For the sake of my brothers and friends
I firmly say, ‘Peace be within you.’
Psalm 122: 6 – 8

I like that particular translation, “I firmly say, ‘Peace be within you.’”  Firmly.   Sometimes non-violent, pacifist, peaceniks are derided as being soft or weak.  But I am convinced that choosing peace – choosing non-violence – choosing love over hate is the more difficult choice.

It is easy to curse or to swing a fist, or to fire a gun.  What strength does it take to wage war – particularly today when so much of it can be done by pressing a button from a distance?  That is easy.  Peace is hard because Peace is the deliberate adjustment of my life to the will of God. (Anonymous)  Peace is hard because it doesn’t come naturally. 

Peace is hard because it doesn’t come at all unless we ask for it.  The “Pray” in that verse “pray for the peace of Jerusalem” really is just that – ask. Ask for peace.  It’s not a formal word. It’s not a ritualized word.  It’s not a fancy word. Ask.  Ask for peace. Ask for security. Ask for it.

But lest we mistakenly think that being a nonviolent, peace-loving, pacifist means being soft and passive the last verse of this morning’s psalm says, “For the sake of the House of Yahweh, I will seek your good.”   I will do what is good. I will do what is best.  I will do.   This is an active non-violent peace making.  If you want peace, work for justice.” (Pope Paul VI) Making peace is hard work, harder than fighting a war – but the rewards are incomparable.  The rewards of peace are security and wholeness, unity and leisure.  The rewards (such as they are) of war are division, destruction and poverty – poverty of material goods and a crushing poverty of spirit.
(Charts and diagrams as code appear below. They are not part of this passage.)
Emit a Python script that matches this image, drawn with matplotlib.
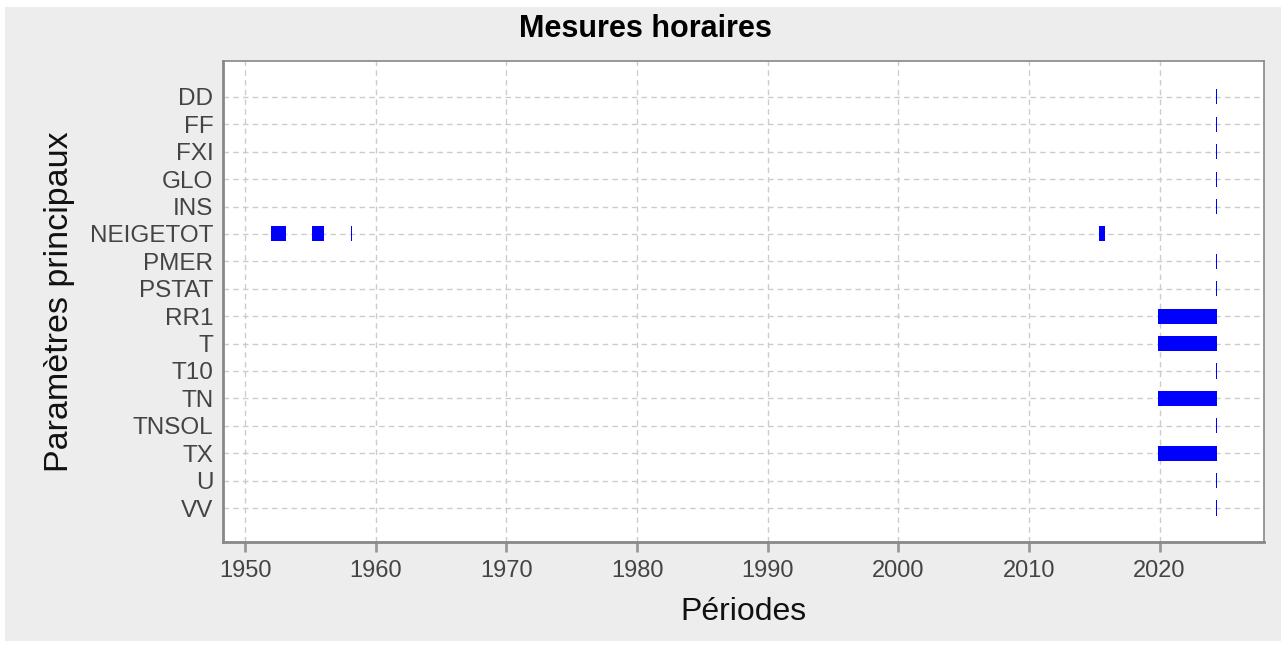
import matplotlib.pyplot as plt
from matplotlib.patches import Rectangle

plt.rcParams["font.family"] = ["Liberation Sans", "DejaVu Sans"]

# parametres (de haut en bas)
params = ["DD", "FF", "FXI", "GLO", "INS", "NEIGETOT", "PMER", "PSTAT",
          "RR1", "T", "T10", "TN", "TNSOL", "TX", "U", "VV"]

# periodes de mesure (annees decimales)
bar_param = ["DD", "FF", "FXI", "GLO", "INS",
             "NEIGETOT", "NEIGETOT", "NEIGETOT", "NEIGETOT",
             "PMER", "PSTAT", "RR1", "T", "T10", "TN", "TNSOL", "TX", "U", "VV"]
bar_start = [2024.30, 2024.30, 2024.30, 2024.30, 2024.30,
             1952.00, 1955.13, 1958.12, 2015.34,
             2024.30, 2024.30, 2019.90, 2019.90, 2024.30, 2019.90, 2024.30, 2019.90, 2024.30, 2024.30]
bar_end = [2024.38, 2024.38, 2024.38, 2024.38, 2024.38,
           1953.15, 1956.05, 1958.20, 2015.80,
           2024.38, 2024.38, 2024.38, 2024.38, 2024.38, 2024.38, 2024.38, 2024.38, 2024.38, 2024.38]

xticks = [1950, 1960, 1970, 1980, 1990, 2000, 2010, 2020]

fig = plt.figure(figsize=(12.86, 6.46), dpi=100, facecolor="white")
fig.patches.append(Rectangle((5 / 1286, 5 / 646), 1276 / 1286, 634 / 646,
                             transform=fig.transFigure, facecolor="#ededed",
                             edgecolor="none", zorder=-10))

ax = fig.add_axes([223 / 1286, 1 - 542 / 646, (1264 - 223) / 1286, (542 - 61) / 646])
ax.set_facecolor("white")

ypos = [params.index(p) for p in bar_param]
widths = [e - s for s, e in zip(bar_start, bar_end)]
ax.barh(ypos, widths, left=bar_start, height=0.55, color="#0000ff", zorder=3)

ax.set_yticks(range(len(params)))
ax.set_yticklabels(params)
ax.set_ylim(len(params) - 1 + 1.24, -1.31)
ax.set_xlim(1948.3, 2028.0)
ax.set_xticks(xticks)

ax.grid(True, linestyle=(0, (4, 3)), color="#cccccc", linewidth=1, zorder=0)
ax.set_axisbelow(True)

for s in ax.spines.values():
    s.set_color("#888888")
    s.set_linewidth(1.2)
ax.spines["left"].set_linewidth(2)
ax.spines["bottom"].set_linewidth(2)

ax.tick_params(axis="x", length=7, width=2, color="#999999", labelsize=17,
               labelcolor="#444444", pad=6)
ax.tick_params(axis="y", length=0, labelsize=17.5, labelcolor="#444444", pad=7)

ax.set_xlabel("Périodes", fontsize=23, color="#111111", labelpad=11)
ax.set_ylabel("Paramètres principaux", fontsize=24.5, color="#111111", labelpad=11)
fig.suptitle("Mesures horaires", fontsize=22, fontweight="bold", x=645 / 1286,
             y=1 - 29 / 646, va="center")

fig.savefig("out.png", dpi=100, facecolor=fig.get_facecolor())
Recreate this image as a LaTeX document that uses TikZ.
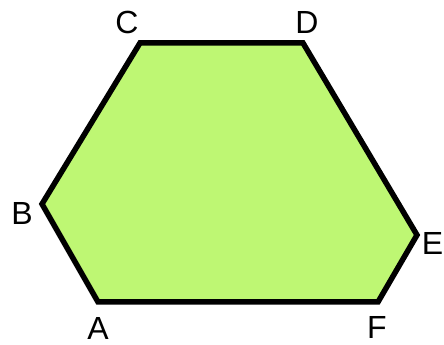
\documentclass[tikz,border=0pt]{standalone}
\usepackage{fontspec}
\setmainfont{Liberation Sans}
\usetikzlibrary{positioning}
\definecolor{verdeclaro}{RGB}{190,247,115}

\begin{document}
\begin{tikzpicture}[x=1pt, y=1pt,
    lado/.style={draw=black, line width=5.5pt, line join=miter, fill=verdeclaro},
    rotulo/.style={font=\fontsize{32}{32}\selectfont, inner sep=0pt}
]
\useasboundingbox (0,0) rectangle (444,345);
% vertices do hexagono
\coordinate (A) at (98,43);
\coordinate (B) at (42,141);
\coordinate (C) at (140,302);
\coordinate (D) at (303,302);
\coordinate (E) at (417,110);
\coordinate (F) at (378,43);
\draw[lado] (A) -- (B) -- (C) -- (D) -- (E) -- (F) -- cycle;
% letras
\node[rotulo] (rotA) at (98,17) {A};
\node[rotulo] (rotB) at (22,132) {B};
\node[rotulo] (rotC) at (127,323) {C};
\node[rotulo] (rotD) at (307,323) {D};
\node[rotulo, anchor=east] (rotE) at (443.5,102) {E};
\node[rotulo] (rotF) at (377,18) {F};
\end{tikzpicture}
\end{document}
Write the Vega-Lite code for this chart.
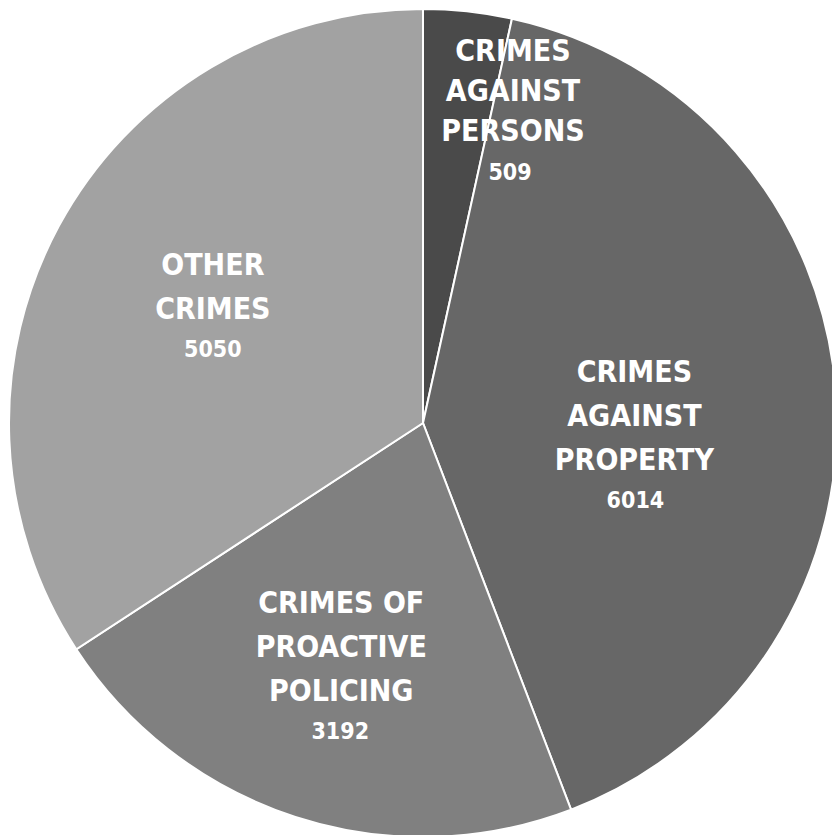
{
  "$schema": "https://vega.github.io/schema/vega-lite/v6.json",
  "width": 818,
  "height": 824,
  "autosize": {"type": "none"},
  "padding": {"left": 14, "top": 11, "right": 0, "bottom": 0},
  "background": "white",
  "config": {"view": {"stroke": null}},
  "data": {"values": [
    {"cat": "Crimes against persons", "title": "CRIMES\nAGAINST\nPERSONS", "value": 509},
    {"cat": "Crimes against property", "title": "CRIMES\nAGAINST\nPROPERTY", "value": 6014},
    {"cat": "Crimes of proactive policing", "title": "CRIMES OF\nPROACTIVE\nPOLICING", "value": 3192},
    {"cat": "Other crimes", "title": "OTHER\nCRIMES", "value": 5050}
  ]},
  "encoding": {
    "theta": {"field": "value", "type": "quantitative", "stack": true},
    "order": {"field": "cat", "type": "ordinal", "sort": "ascending"}
  },
  "layer": [
    {
      "mark": {"type": "arc", "radius": 414, "stroke": "white", "strokeWidth": 2},
      "encoding": {
        "color": {"field": "cat", "type": "nominal", "legend": null,
          "scale": {"domain": ["Crimes against persons", "Crimes against property", "Crimes of proactive policing", "Other crimes"],
                    "range": ["#4a4a4a", "#676767", "#808080", "#a2a2a2"]}}
      }
    },
    {
      "mark": {"type": "text", "radius": 333, "dx": 54, "dy": -40, "lineBreak": "\n", "lineHeight": 40, "font": "DejaVu Sans Condensed", "fontWeight": "bold", "fontSize": 30, "color": "white", "align": "center", "baseline": "middle"},
      "encoding": {"detail": {"field": "cat"}, "text": {"condition": {"test": "datum.cat === 'Crimes against persons'", "field": "title"}, "value": ""}}
    },
    {
      "mark": {"type": "text", "radius": 333, "dx": 51, "dy": 81, "font": "DejaVu Sans Condensed", "fontWeight": "bold", "fontSize": 23, "color": "white", "align": "center", "baseline": "middle"},
      "encoding": {"detail": {"field": "cat"}, "text": {"condition": {"test": "datum.cat === 'Crimes against persons'", "field": "value"}, "value": ""}}
    },
    {
      "mark": {"type": "text", "radius": 212, "dx": 0, "dy": -34, "lineBreak": "\n", "lineHeight": 44, "font": "DejaVu Sans Condensed", "fontWeight": "bold", "fontSize": 30, "color": "white", "align": "center", "baseline": "middle"},
      "encoding": {"detail": {"field": "cat"}, "text": {"condition": {"test": "datum.cat === 'Crimes against property'", "field": "title"}, "value": ""}}
    },
    {
      "mark": {"type": "text", "radius": 212, "dx": 1, "dy": 94, "font": "DejaVu Sans Condensed", "fontWeight": "bold", "fontSize": 23, "color": "white", "align": "center", "baseline": "middle"},
      "encoding": {"detail": {"field": "cat"}, "text": {"condition": {"test": "datum.cat === 'Crimes against property'", "field": "value"}, "value": ""}}
    },
    {
      "mark": {"type": "text", "radius": 236, "dx": -9, "dy": -44, "lineBreak": "\n", "lineHeight": 44, "font": "DejaVu Sans Condensed", "fontWeight": "bold", "fontSize": 30, "color": "white", "align": "center", "baseline": "middle"},
      "encoding": {"detail": {"field": "cat"}, "text": {"condition": {"test": "datum.cat === 'Crimes of proactive policing'", "field": "title"}, "value": ""}}
    },
    {
      "mark": {"type": "text", "radius": 236, "dx": -10, "dy": 84, "font": "DejaVu Sans Condensed", "fontWeight": "bold", "fontSize": 23, "color": "white", "align": "center", "baseline": "middle"},
      "encoding": {"detail": {"field": "cat"}, "text": {"condition": {"test": "datum.cat === 'Crimes of proactive policing'", "field": "value"}, "value": ""}}
    },
    {
      "mark": {"type": "text", "radius": 239, "dx": 0, "dy": -43, "lineBreak": "\n", "lineHeight": 44, "font": "DejaVu Sans Condensed", "fontWeight": "bold", "fontSize": 30, "color": "white", "align": "center", "baseline": "middle"},
      "encoding": {"detail": {"field": "cat"}, "text": {"condition": {"test": "datum.cat === 'Other crimes'", "field": "title"}, "value": ""}}
    },
    {
      "mark": {"type": "text", "radius": 239, "dx": 0, "dy": 41, "font": "DejaVu Sans Condensed", "fontWeight": "bold", "fontSize": 23, "color": "white", "align": "center", "baseline": "middle"},
      "encoding": {"detail": {"field": "cat"}, "text": {"condition": {"test": "datum.cat === 'Other crimes'", "field": "value"}, "value": ""}}
    }
  ]
}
So I will do what is good.  For the sake of that beautiful city – the holy city – the place where God dwells, I will seek peace. I will pray for peace and I will work for justice and equity and equality.  I will do what I can to make sure that people are fed and clothed.  I will work to comfort the broken hearted and to bind up the broken.  For the sake of that unity among God’s people I will love the unloved.  And, what is more, for the sake of that house of God that is the unity and praise of his people, I will love even my enemies.  

This is not easy. True pilgrimages aren’t.  They are long and dangerous and difficult. But we rejoice to make that journey.  Let us go up to the house of Yahweh!